Q: Do you think your vote counts?

Anyone that says voting is worthless is just cynical and proving nothing. While technically it is true that presidential elections are based on the electoral college (which is a fundamentally flawed system of rounding votes up and down), the important thing about voting is that it is a barometer for the state of the nation. It doesn’t matter that my vote is equal to someone that is a horribly-informed voter during the election. What matters is what happens on the day of the election. And almost every vote is decided before people walk into the election booth.

For example, in 2000, half of the nation wanted Gore and half wanted Bush. Why? Because most people could really care less who won. The entire election appeared as though there were really only two options, and people weren’t that enthusiastic about either of them. The Democrats wanted Gore just because he was one of them and the Republicans wanted Bush for the same reason, but the voting block that actually decides these things was more or less ambivalent. So, that set the tone for the entire election cycle. Few people on either side were capable of changing their minds and the voters that mattered flip-flopped on a daily basis. So, in the end, the vote was so close that the electoral college was used *as it was designed* to subvert the will of the people.

In 2008, things were different. No matter how much fear-mongering the Republicans did, no matter how many lies they spread about Obama’s citizenship and connections to terrorism, no matter how many times they claimed that we would become a socialist nation, the majority of the voters that mattered (the moderates) leaned in one direction. The longer the campaign became, the more obvious it was that Obama was going to win. So, in the end, the vote was not close enough for the electoral college to manipulate the outcome. No matter how much the Republicans claimed otherwise, it was clear to everyone that they lost.

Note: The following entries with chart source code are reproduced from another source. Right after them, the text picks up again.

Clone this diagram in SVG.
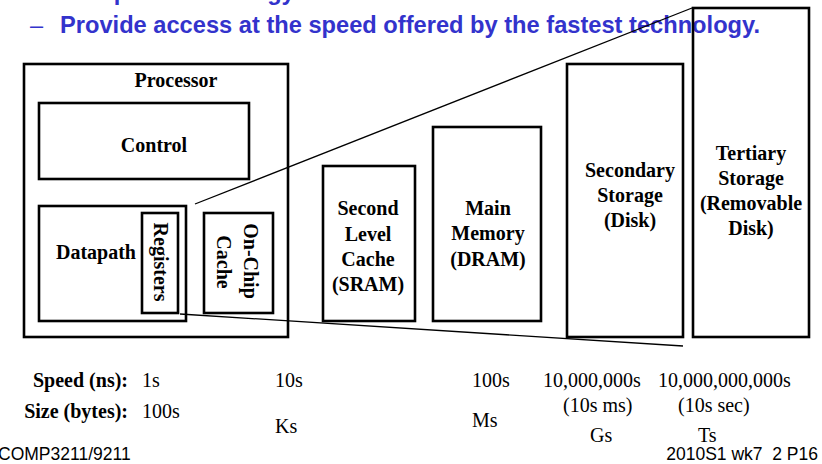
<svg xmlns="http://www.w3.org/2000/svg" width="822" height="464" viewBox="0 0 822 464">
<style>
.box{fill:none;stroke:#000;stroke-width:2.6}
.conn{fill:none;stroke:#000;stroke-width:1.3}
.lbl{font-family:"Liberation Serif","Times New Roman",serif;font-weight:bold;font-size:20px;fill:#000;text-anchor:middle}
.val{font-family:"Liberation Serif","Times New Roman",serif;font-size:20px;fill:#000}
.hdr{font-family:"Liberation Serif","Times New Roman",serif;font-weight:bold;font-size:20px;fill:#000;text-anchor:end}
.blue{font-family:"Liberation Sans",Arial,sans-serif;font-weight:bold;font-size:23.6px;fill:#3333cc}
.dash{font-family:"Liberation Sans",Arial,sans-serif;font-size:23.6px;fill:#3333cc}
.foot{font-family:"Liberation Sans",Arial,sans-serif;font-size:17.5px;fill:#000;white-space:pre}
</style>
<rect width="822" height="464" fill="#fff"/>
<g id="title">
<text class="blue" x="60" y="-0.5">cheapest technology.</text>
<text class="dash" x="30" y="33">–</text>
<text class="blue" x="60" y="33" textLength="700" lengthAdjust="spacingAndGlyphs">Provide access at the speed offered by the fastest technology.</text>
</g>
<g id="processor">
<rect class="box" x="24" y="64" width="264" height="273"/>
<text class="lbl" x="176" y="87">Processor</text>
</g>
<g id="control">
<rect class="box" x="39" y="103" width="210" height="76"/>
<text class="lbl" x="154" y="152">Control</text>
</g>
<g id="datapath">
<rect class="box" x="39" y="206" width="147" height="115"/>
<text class="lbl" x="96" y="259">Datapath</text>
</g>
<g id="registers">
<rect class="box" x="142" y="213" width="36" height="100"/>
<text class="lbl" transform="translate(154,262) rotate(90)">Registers</text>
</g>
<g id="onchip">
<rect class="box" x="204" y="213" width="69" height="100"/>
<text class="lbl" transform="translate(244,261) rotate(90)">On-Chip</text>
<text class="lbl" transform="translate(217,262) rotate(90)">Cache</text>
</g>
<g id="l2cache">
<rect class="box" x="323" y="166" width="92" height="155"/>
<text class="lbl" x="368" y="215">Second</text>
<text class="lbl" x="368" y="241">Level</text>
<text class="lbl" x="368" y="266">Cache</text>
<text class="lbl" x="368" y="291">(SRAM)</text>
</g>
<g id="mainmem">
<rect class="box" x="433" y="127" width="108" height="194"/>
<text class="lbl" x="488" y="215">Main</text>
<text class="lbl" x="488" y="240">Memory</text>
<text class="lbl" x="488" y="266">(DRAM)</text>
</g>
<g id="secondary">
<rect class="box" x="567" y="64" width="116" height="273"/>
<text class="lbl" x="630" y="177">Secondary</text>
<text class="lbl" x="630" y="202">Storage</text>
<text class="lbl" x="630" y="227">(Disk)</text>
</g>
<g id="tertiary">
<rect class="box" x="693" y="8" width="116" height="329"/>
<text class="lbl" x="751" y="160">Tertiary</text>
<text class="lbl" x="751" y="185">Storage</text>
<text class="lbl" x="751" y="210">(Removable</text>
<text class="lbl" x="751" y="235">Disk)</text>
</g>
<g id="connectors">
<line class="conn" x1="195" y1="204" x2="692" y2="8"/>
<line class="conn" x1="180" y1="314" x2="683" y2="346"/>
</g>
<g id="table">
<text class="hdr" x="128" y="387">Speed (ns):</text>
<text class="hdr" x="128" y="418">Size (bytes):</text>
<text class="val" x="142" y="387">1s</text>
<text class="val" x="142" y="418">100s</text>
<text class="val" x="275" y="387">10s</text>
<text class="val" x="275" y="433">Ks</text>
<text class="val" x="472" y="387">100s</text>
<text class="val" x="472" y="427">Ms</text>
<text class="val" x="543" y="387">10,000,000s</text>
<text class="val" x="563" y="412">(10s ms)</text>
<text class="val" x="590" y="442">Gs</text>
<text class="val" x="658" y="387">10,000,000,000s</text>
<text class="val" x="678" y="412">(10s sec)</text>
<text class="val" x="698" y="442">Ts</text>
</g>
<g id="footer">
<text class="foot" x="-2" y="460">COMP3211/9211</text>
<text class="foot" x="818" y="460" text-anchor="end">2010S1 wk7  2 P16</text>
</g>
</svg>
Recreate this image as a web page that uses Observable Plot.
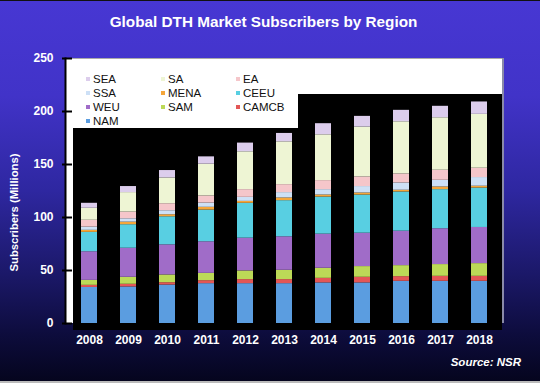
<!DOCTYPE html>
<html><head><meta charset="utf-8">
<script src="https://cdn.jsdelivr.net/npm/d3@7"></script>
<script src="https://cdn.jsdelivr.net/npm/@observablehq/plot@0.6"></script>
<style>
html,body{margin:0;padding:0;background:#05051f;}
#chart{position:relative;width:540px;height:383px;overflow:hidden;font-family:"Liberation Sans",Arial,sans-serif;
  background:linear-gradient(to bottom,#4737d3 0%,#4133c8 25%,#2e27a0 50%,#1b1868 72%,#0d0c3c 88%,#05051e 100%);
  box-sizing:border-box;border-top:1px solid #111;border-bottom:2px solid #bbb;}
#panel{position:absolute;left:65px;top:57px;width:437px;height:265px;background:#fff;border-top:1px solid #aaa;box-sizing:border-box;box-shadow:2px 0 0 #8a8aa8;}
#stairs{position:absolute;left:73px;top:93px;width:429px;height:236px;background:#000;
  clip-path:polygon(0 34px,225px 34px,225px 0,429px 0,429px 236px,0 236px);}
#title{position:absolute;left:0;top:12px;width:527px;text-align:center;color:#fff;font-weight:bold;font-size:15.3px;}
#legend{position:absolute;left:86px;top:71px;display:grid;grid-template-columns:75px 75px 75px;grid-auto-rows:14px;font-size:11.5px;color:#111;}
#legend div{display:flex;align-items:center;white-space:nowrap;}
#legend span.sw{display:inline-block;width:4px;height:4px;margin-right:3px;}
#source{position:absolute;right:19px;top:355px;color:#fff;font-weight:bold;font-style:italic;font-size:11.5px;}
#chart svg{position:absolute;left:0;top:0;}
</style></head>
<body><div id="chart">
<div id="panel"></div>
<div id="stairs"></div>
<div id="title">Global DTH Market Subscribers by Region</div>
<div id="legend"></div>
<div id="source">Source: NSR</div>
</div>
<script>
const years = ["2008","2009","2010","2011","2012","2013","2014","2015","2016","2017","2018"];
const regions = ["NAM","CAMCB","SAM","WEU","CEEU","MENA","SSA","EA","SA","SEA"];
const colors = ["#5b9de0","#e35656","#bcd957","#a06cc8","#58cfe2","#f5a63a","#cde0f6","#f5c6ca","#eef5d4","#dccdec"];
const yTicks = [0,50,100,150,200,250];

const NAM   = [34, 34.5, 36.3, 37.6, 37.6, 37.6, 38.3, 38.3, 39.8, 39.8, 39.8];
const CAMCB = [2, 2.5, 2.2, 2.8, 3.8, 3.8, 4.3, 5.3, 4.4, 4.7, 4.7];
const SAM   = [4.7, 6.6, 7.3, 6.9, 8.2, 8.8, 9.5, 10.1, 10.4, 11.1, 12];
const WEU   = [27, 27.4, 28.4, 29.8, 30.9, 31.6, 32.2, 31.5, 32.5, 33.8, 34.1];
const CEEU  = [18.3, 22.2, 26.5, 29.9, 32.9, 34.1, 35, 36, 37, 36.9, 37.2];
const MENA  = [1.9, 2.4, 1.9, 2.6, 1.8, 2.5, 1.9, 1.9, 1.6, 2.5, 1.7];
const SSA   = [3, 3.2, 3.8, 4, 3.8, 5.1, 5.1, 6.1, 6.9, 6.3, 8.2];
const EA    = [6.5, 6.3, 6.6, 6.7, 7.3, 7.5, 8.5, 9.1, 8.5, 9.5, 8.8];
const SA    = [11.3, 18.4, 24.3, 30, 35.7, 40.4, 43.2, 47, 49.2, 49.5, 50.8];
const SEA   = [4.7, 5.7, 7, 6.9, 8.2, 7.9, 10.5, 10.1, 10.8, 10.8, 11.7];

const series = {NAM, CAMCB, SAM, WEU, CEEU, MENA, SSA, EA, SA, SEA};
const rows = [];
for (const r of regions) years.forEach((y, i) => rows.push({year: y, region: r, value: series[r][i]}));

// legend
const legend = document.getElementById("legend");
regions.slice().reverse().forEach(r => {
  const d = document.createElement("div");
  const s = document.createElement("span");
  s.className = "sw"; s.style.background = colors[regions.indexOf(r)];
  d.appendChild(s); d.appendChild(document.createTextNode(r));
  legend.appendChild(d);
});

const chart = Plot.plot({
  width: 540, height: 383,
  marginLeft: 65, marginRight: 38, marginTop: 57, marginBottom: 61,
  style: {background: "transparent", overflow: "visible", fontFamily: "'Liberation Sans', Arial, sans-serif"},
  x: {domain: years, range: [66, 502], paddingInner: 0.6, paddingOuter: 0.305, label: null},
  y: {domain: [0, 250], label: null},
  color: {domain: regions, range: colors},
  marks: [
    Plot.barY(rows, {x: "year", y: "value", fill: "region", order: regions}),
    Plot.frame({anchor: "left", stroke: "black", strokeWidth: 2}),
    Plot.axisY({ticks: yTicks, tickSize: 10, dx: 7, text: null, stroke: "black", strokeWidth: 2, strokeOpacity: 1}),
    Plot.axisY({ticks: yTicks, tickSize: 0, tickPadding: 12, fill: "white", fontWeight: "bold", fontSize: 12, tickFormat: d => String(d)}),
    Plot.axisX({tickSize: 0, tickPadding: 12, fill: "white", fontWeight: "bold", fontSize: 12}),
    Plot.text(["Subscribers (Millions)"], {frameAnchor: "left", textAnchor: "middle", rotate: -90, dx: -51, dy: 21.5, fill: "white", fontWeight: "bold", fontSize: 11.3})
  ]
});
document.getElementById("chart").appendChild(chart);
</script>
</body></html>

As an individual in a presidential election, your vote doesn’t really matter. That much is true. For every informed voter there is an equally uninformed voter. For every Republican there is a Democrat. For every person that casts a vote based on their values, there is a person casting a vote based on their prejudices. Your vote is equal to all others, technically. But it is not your vote that ultimately matters. What matters is that you vote. A person doesn’t not elect anyone. The people do. And you are one of those people.

Though voting may seem pointless to some, it’s the discussions surrounding the election and the lead-up to it that truly matters. And considering how few people actually vote, each vote is worth far more than one. For every person that does not vote, there is someone that votes for them. And if you’re comfortable letting other people vote for you, then by all means sit at home while “they” think for you.